* _Entries with chart source code_:
========
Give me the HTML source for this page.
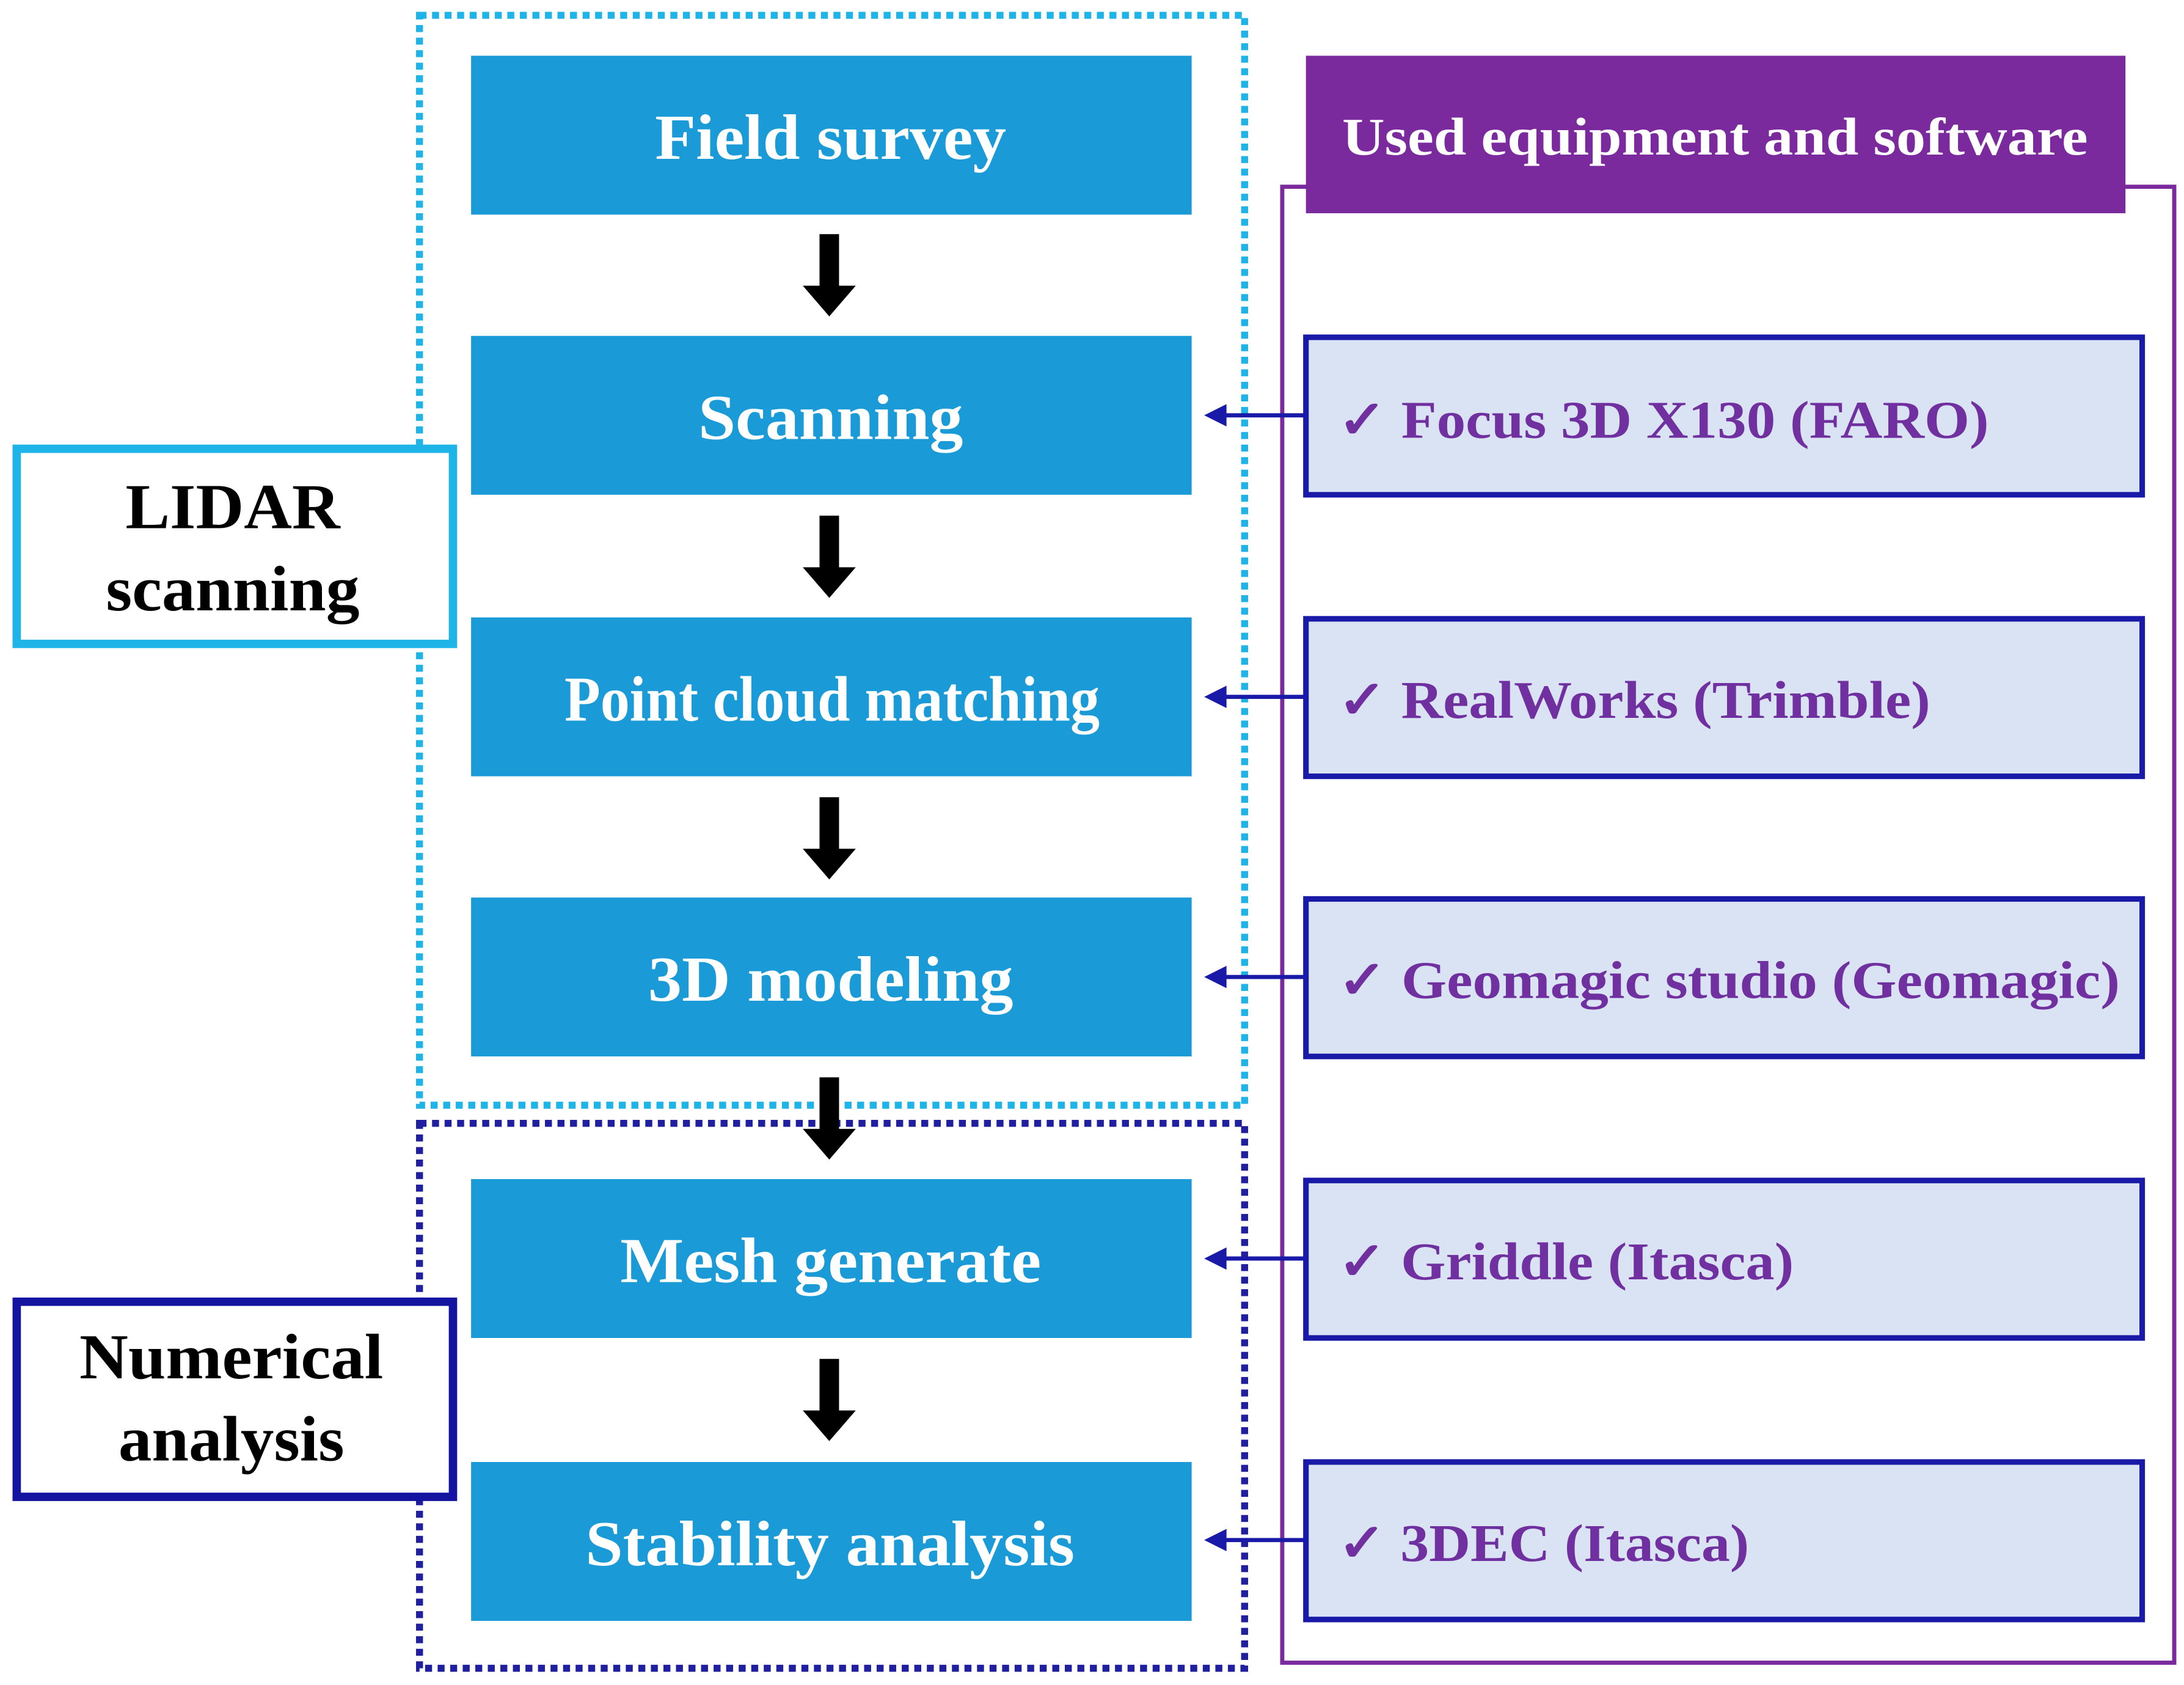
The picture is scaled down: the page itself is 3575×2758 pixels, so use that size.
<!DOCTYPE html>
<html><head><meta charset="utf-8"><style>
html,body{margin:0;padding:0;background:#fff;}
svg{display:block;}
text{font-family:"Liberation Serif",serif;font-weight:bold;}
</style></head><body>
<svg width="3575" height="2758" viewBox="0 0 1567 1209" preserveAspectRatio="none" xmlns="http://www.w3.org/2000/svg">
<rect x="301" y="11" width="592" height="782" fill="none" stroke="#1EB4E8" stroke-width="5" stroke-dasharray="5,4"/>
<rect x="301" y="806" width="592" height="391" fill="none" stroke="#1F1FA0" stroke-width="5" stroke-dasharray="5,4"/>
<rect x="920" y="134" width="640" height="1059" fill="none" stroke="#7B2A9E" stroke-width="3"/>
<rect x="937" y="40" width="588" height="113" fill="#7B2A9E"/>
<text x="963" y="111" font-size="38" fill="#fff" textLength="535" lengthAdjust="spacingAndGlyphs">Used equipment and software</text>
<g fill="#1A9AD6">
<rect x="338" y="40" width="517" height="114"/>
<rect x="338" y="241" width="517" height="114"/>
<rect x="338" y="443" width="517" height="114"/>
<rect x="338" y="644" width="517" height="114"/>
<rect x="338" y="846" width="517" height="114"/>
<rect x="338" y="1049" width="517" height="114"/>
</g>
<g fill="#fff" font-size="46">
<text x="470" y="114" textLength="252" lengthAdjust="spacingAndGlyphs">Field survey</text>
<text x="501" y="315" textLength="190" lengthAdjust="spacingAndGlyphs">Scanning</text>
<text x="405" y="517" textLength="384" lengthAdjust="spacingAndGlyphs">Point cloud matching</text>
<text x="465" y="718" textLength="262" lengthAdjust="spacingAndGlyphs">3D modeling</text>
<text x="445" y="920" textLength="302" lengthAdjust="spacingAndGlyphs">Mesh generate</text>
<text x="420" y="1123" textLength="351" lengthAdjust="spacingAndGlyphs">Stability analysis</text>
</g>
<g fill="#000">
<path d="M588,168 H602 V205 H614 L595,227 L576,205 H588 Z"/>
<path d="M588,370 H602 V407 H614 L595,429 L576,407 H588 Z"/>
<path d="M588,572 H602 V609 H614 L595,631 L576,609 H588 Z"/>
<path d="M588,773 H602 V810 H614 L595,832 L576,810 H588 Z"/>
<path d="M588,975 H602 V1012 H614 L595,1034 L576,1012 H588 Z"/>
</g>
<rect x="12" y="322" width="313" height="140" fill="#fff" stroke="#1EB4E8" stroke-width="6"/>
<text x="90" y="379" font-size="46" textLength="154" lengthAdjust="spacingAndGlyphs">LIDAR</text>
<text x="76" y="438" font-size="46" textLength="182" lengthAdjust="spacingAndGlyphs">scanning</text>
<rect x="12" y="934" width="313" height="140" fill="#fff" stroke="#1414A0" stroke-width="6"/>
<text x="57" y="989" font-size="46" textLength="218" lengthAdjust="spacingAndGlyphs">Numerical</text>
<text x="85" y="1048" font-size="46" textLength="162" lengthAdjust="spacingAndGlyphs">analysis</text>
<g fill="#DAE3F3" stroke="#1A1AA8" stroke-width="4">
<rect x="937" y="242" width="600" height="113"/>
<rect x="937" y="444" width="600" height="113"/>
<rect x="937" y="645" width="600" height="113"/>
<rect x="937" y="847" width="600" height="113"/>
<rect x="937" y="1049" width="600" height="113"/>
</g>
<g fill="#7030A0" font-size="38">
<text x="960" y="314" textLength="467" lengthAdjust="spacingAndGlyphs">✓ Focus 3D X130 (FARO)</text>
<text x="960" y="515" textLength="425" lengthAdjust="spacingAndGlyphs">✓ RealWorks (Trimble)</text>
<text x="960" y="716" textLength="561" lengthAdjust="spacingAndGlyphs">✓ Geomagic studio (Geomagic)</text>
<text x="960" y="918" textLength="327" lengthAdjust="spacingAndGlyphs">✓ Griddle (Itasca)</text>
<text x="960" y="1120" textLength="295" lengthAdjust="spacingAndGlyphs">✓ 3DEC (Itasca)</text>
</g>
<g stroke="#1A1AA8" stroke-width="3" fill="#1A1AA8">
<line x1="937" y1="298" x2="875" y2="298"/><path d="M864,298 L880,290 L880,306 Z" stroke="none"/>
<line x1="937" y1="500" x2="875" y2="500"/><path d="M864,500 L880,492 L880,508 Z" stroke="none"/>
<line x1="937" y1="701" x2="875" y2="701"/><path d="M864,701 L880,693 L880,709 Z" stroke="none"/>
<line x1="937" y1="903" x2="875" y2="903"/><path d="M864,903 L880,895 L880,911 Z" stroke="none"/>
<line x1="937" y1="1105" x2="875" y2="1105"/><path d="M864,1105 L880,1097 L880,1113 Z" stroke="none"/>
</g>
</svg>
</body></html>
========
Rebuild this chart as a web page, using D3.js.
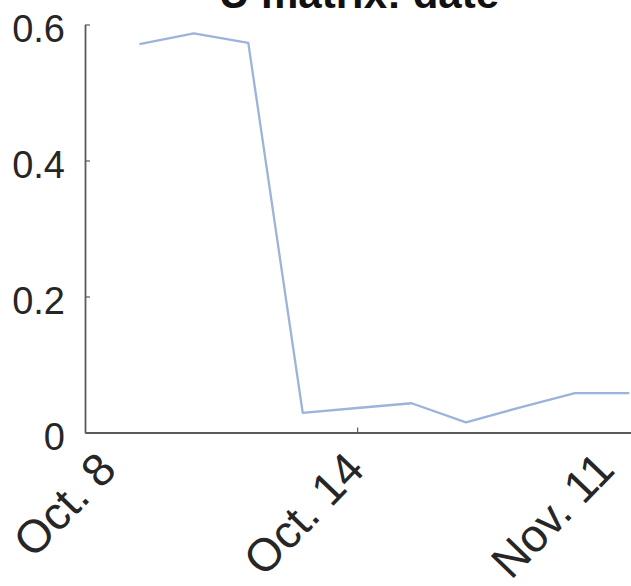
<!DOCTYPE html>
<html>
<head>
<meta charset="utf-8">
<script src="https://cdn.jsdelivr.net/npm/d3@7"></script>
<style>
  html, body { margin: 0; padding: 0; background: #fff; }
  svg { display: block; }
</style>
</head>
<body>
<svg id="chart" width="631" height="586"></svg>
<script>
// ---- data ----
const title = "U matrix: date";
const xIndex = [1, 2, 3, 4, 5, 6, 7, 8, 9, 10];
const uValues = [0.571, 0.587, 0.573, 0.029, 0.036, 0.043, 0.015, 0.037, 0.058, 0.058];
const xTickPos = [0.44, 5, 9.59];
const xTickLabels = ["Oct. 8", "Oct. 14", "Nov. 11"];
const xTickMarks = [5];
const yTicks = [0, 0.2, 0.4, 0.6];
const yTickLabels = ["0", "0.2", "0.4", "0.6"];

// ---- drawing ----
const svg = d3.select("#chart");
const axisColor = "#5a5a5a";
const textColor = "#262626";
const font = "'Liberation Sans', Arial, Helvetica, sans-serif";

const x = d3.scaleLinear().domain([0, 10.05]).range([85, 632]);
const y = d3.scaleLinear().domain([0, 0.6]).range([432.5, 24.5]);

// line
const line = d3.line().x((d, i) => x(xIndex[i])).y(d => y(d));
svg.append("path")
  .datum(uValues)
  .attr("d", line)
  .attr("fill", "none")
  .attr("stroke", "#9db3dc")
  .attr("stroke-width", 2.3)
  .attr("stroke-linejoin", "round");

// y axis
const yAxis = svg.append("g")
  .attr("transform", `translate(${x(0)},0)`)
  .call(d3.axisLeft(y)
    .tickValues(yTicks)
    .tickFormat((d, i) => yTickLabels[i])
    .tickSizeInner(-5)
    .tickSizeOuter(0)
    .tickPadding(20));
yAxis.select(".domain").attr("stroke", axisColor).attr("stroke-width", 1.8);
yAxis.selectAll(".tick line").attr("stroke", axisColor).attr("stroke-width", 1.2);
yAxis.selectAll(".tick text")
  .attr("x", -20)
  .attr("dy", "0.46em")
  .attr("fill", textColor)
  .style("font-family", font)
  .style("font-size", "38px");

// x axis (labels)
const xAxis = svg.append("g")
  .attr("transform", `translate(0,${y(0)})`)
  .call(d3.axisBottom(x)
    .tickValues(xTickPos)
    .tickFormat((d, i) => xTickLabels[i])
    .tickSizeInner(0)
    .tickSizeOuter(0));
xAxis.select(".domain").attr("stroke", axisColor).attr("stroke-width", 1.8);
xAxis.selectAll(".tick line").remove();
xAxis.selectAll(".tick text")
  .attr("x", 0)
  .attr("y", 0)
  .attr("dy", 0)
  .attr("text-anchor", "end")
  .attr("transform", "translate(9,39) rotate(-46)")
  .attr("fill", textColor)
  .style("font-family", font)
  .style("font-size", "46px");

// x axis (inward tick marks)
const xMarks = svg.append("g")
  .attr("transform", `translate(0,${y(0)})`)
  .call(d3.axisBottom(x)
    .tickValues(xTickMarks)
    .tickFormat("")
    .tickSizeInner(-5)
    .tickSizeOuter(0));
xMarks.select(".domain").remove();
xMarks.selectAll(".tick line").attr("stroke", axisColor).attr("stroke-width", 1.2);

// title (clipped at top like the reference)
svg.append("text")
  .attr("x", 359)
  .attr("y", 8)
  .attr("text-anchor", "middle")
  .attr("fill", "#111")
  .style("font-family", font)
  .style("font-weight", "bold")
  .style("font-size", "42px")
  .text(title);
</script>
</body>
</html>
========
* _Directive_:
Where a line in the entries holds "page", copy that line.

* _Complete output_:
Give me the HTML source for this page.
The picture is scaled down: the page itself is 3575×2758 pixels, so use that size.
Rebuild this chart as a web page, using D3.js.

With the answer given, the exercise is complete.